Tausende Menschen auf der Flucht Lage im Libanon bleibt angespannt
In der libanesischen Hauptstadt Beirut sind durch israelischen Beschuss Tausende Menschen aus ihren Häusern im Süden der Stadt vertrieben worden. Für sie und alle anderen Bewohner Beiruts ist die Lage dramatisch.
Sie hocken auf dem Bürgersteig und auf Decken in einer kleinen Grünanlage, am Rande eines unbebauten Grundstücks irgendwo in Beirut: Vertriebene aus dem Süden der Hauptstadt, die sich durch den israelischen Beschuss nicht mehr sicher fühlen. Die kein Zuhause mehr haben und jetzt nicht wissen, wohin. Darunter auch viele syrische Flüchtlinge, die nun erneut fliehen mussten.
"Meine Lage ist äußerst schwierig", erzählt Raed der Nachrichtenagentur Reuters. Ich habe eine Familie, fünf Töchter und die Familie meines Bruders - wir alle wissen nicht, wohin wir gehen können. Wir wissen nicht, was unser Schicksal ist."
Bis zu eine Million auf der Flucht
So wie dem Flüchtling Raed geht es vielen Menschen im Libanon - nach Angaben des geschäftsführenden Ministerpräsidenten Najib Mikati könnte die Zahl der Vertriebenen weit höher liegen als zuletzt von den UN angegeben: Geschätzt seien es bis zu eine Million Menschen, so Mikati bei einer Krisensitzung des Kabinetts.
Das sei die größte Welle an Geflüchteten in der Geschichte des Libanon. "Wir versuchen diesen Herausforderungen zu begegnen - wir haben Unterkünfte für 118.000 Geflüchtete. Aber die Zahl der Vertriebenen dürfte weit höher sein", so Mikati weiter.
Auch nach dem Tod von Hisbollah-Chef Hassan Nasrallah kommt es im Libanon immer noch zu heftigem israelischen Beschuss. Die israelische Armee meldete zudem einen weiteren "Präzisionsangriff" auf eine Hisbollah-Hochburg im Süden Beiruts - weitere Hisbollah-Funktionäre sollen dabei getötet worden sein.
"Lasst uns Blut und Zeit sparen"
Aber auch Zivilisten sterben bei den Angriffen: Die staatliche Nachrichtenagentur des Libanon berichtet von mindestens 17 Angehörigen einer Familie, darunter Frauen und Kinder, die im Osten des Libanon durch einen Luftangriff starben. Diese Berichte können nicht überprüft werden.

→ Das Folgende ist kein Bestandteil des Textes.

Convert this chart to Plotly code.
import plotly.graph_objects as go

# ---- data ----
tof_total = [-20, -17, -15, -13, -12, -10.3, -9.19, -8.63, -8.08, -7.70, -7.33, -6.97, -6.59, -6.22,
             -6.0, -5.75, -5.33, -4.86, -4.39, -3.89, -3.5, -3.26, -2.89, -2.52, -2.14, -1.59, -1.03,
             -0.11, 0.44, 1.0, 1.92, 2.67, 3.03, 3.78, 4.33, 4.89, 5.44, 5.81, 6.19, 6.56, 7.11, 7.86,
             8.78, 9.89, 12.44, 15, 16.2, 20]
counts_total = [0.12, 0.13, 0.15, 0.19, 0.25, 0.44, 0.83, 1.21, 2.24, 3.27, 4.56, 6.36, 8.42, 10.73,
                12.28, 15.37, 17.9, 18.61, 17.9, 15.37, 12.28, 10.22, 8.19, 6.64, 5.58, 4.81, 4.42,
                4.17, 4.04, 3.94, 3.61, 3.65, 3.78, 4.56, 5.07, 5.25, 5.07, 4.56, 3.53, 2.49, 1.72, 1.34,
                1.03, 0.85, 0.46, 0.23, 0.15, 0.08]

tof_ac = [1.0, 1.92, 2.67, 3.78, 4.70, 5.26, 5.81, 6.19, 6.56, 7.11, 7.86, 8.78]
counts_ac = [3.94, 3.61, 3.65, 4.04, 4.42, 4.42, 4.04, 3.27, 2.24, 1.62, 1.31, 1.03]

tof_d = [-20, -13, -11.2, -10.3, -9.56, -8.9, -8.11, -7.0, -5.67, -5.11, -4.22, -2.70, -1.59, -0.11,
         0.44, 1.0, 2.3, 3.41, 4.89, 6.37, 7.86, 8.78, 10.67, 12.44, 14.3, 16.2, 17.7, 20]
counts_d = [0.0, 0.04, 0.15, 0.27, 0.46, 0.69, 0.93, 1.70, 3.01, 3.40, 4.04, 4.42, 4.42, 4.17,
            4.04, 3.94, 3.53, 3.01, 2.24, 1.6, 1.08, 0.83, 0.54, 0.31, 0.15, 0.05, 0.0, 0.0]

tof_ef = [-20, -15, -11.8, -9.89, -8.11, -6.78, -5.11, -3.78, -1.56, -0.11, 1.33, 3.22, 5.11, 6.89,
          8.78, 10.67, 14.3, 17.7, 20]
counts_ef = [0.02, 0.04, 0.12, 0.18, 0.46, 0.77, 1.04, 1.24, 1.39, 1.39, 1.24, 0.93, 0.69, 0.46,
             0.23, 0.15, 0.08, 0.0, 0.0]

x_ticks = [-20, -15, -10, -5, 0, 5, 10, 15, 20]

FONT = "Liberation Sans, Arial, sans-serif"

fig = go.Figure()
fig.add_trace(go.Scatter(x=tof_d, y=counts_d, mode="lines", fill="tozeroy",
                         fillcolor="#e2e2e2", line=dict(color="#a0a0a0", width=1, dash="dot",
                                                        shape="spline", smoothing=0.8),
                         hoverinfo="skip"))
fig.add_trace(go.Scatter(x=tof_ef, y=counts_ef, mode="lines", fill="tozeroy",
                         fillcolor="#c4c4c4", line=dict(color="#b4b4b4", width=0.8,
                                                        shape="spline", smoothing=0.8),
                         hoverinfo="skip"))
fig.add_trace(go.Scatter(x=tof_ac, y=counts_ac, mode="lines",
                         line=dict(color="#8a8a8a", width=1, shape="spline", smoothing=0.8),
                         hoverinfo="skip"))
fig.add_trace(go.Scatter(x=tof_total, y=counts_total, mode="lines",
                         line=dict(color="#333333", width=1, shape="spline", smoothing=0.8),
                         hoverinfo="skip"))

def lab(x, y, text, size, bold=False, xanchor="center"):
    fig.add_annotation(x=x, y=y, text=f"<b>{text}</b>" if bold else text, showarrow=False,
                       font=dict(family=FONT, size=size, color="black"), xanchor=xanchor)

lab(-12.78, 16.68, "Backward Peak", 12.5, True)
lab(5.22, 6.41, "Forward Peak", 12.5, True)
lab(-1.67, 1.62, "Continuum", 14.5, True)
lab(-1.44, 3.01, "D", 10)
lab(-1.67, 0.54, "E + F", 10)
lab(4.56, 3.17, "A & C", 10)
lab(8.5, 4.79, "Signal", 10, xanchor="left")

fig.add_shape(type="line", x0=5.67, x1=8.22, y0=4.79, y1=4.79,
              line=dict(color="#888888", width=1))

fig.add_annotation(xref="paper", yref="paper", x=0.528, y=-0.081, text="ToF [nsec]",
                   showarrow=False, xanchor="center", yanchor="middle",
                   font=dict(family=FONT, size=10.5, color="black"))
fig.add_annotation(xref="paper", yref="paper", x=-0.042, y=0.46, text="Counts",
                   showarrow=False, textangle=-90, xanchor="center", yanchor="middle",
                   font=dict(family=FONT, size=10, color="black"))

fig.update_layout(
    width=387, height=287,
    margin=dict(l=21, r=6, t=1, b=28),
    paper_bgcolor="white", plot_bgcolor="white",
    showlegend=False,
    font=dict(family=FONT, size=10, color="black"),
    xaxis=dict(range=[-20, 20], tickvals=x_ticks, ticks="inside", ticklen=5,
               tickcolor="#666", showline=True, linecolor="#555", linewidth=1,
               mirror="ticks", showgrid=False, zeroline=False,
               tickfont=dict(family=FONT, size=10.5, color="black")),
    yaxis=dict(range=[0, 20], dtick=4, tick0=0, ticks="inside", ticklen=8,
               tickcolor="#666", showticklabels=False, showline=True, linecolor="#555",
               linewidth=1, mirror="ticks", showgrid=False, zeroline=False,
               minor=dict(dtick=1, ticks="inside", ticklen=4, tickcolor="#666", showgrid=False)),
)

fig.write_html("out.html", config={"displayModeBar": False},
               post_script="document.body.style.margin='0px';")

Angesichts der Eskalation appellierte die geschäftsführende libanesische Regierung erneut mehr oder weniger hilflos an die Diplomatie: "Wir haben keine andere Wahl als den diplomatischen Weg. Lasst uns Blut und Zeit sparen und zur Umsetzung der Resolution 1701 übergehen. Die libanesische Armee ist bereit, diese umzusetzen, und wir müssen alles tun, um die Mission zu erfüllen."
Die UN Resolution 1701 beinhaltet unter anderem den Rückzug der Hisbollah hinter den Litani-Fluss, etwa 30 Kilometer von der israelischen Grenze entfernt. Den südlichsten Teil des Libanon soll demnach die libanesische Armee mit Hilfe der internationalen UN-Mission Unifil kontrollieren.
Internationale Rufe nach Feuerpause
Auch international werden die Rufe nach einer Feuerpause laut: US-Präsident Joe Biden erklärte, es sei Zeit für eine Waffenruhe. Auch Frankreich forderte ein sofortiges Ende der israelischen Angriffe und sprach sich gegen eine Bodenoffensive im Libanon aus.
Doch mit dieser rechnen im Libanon viele: Israels Premierminister Benjamin Netanyahu nannte den Tod Nasrallahs einen "historischen Wendepunkt" und scheint entschlossen zu sein, die Hisbollah weiter zu zerstören.
Iranische Reaktion weiter unklar
In diesem Krieg sei die schiitische Miliz eindeutig unterlegen, so der ehemalige Brigade-General Haassan Jounih, selbst Schiit: Die Hisbollah habe sich traditionell auf die Schlacht vorbereitet, mit Waffen, Raketen und Ausbildung der Kämpfer. "Aber die technologische Vorbereitung im Bereich Cyberkrieg war nicht ausreichend, und da hat Israel bemerkenswerte Fortschritte gemacht. Die Ergebnisse sehen wir jetzt: eine überwältigende Überlegenheit Israels gegenüber der Hisbollah", so Jounih.
Unklar ist nun, wie sich der Iran als engster Verbündeter der Hisbollah verhalten wird. Aufgrund der fortschreitenden Eskalation forderte der Iran erst mal eine Sondersitzung des UN-Sicherheitsrats.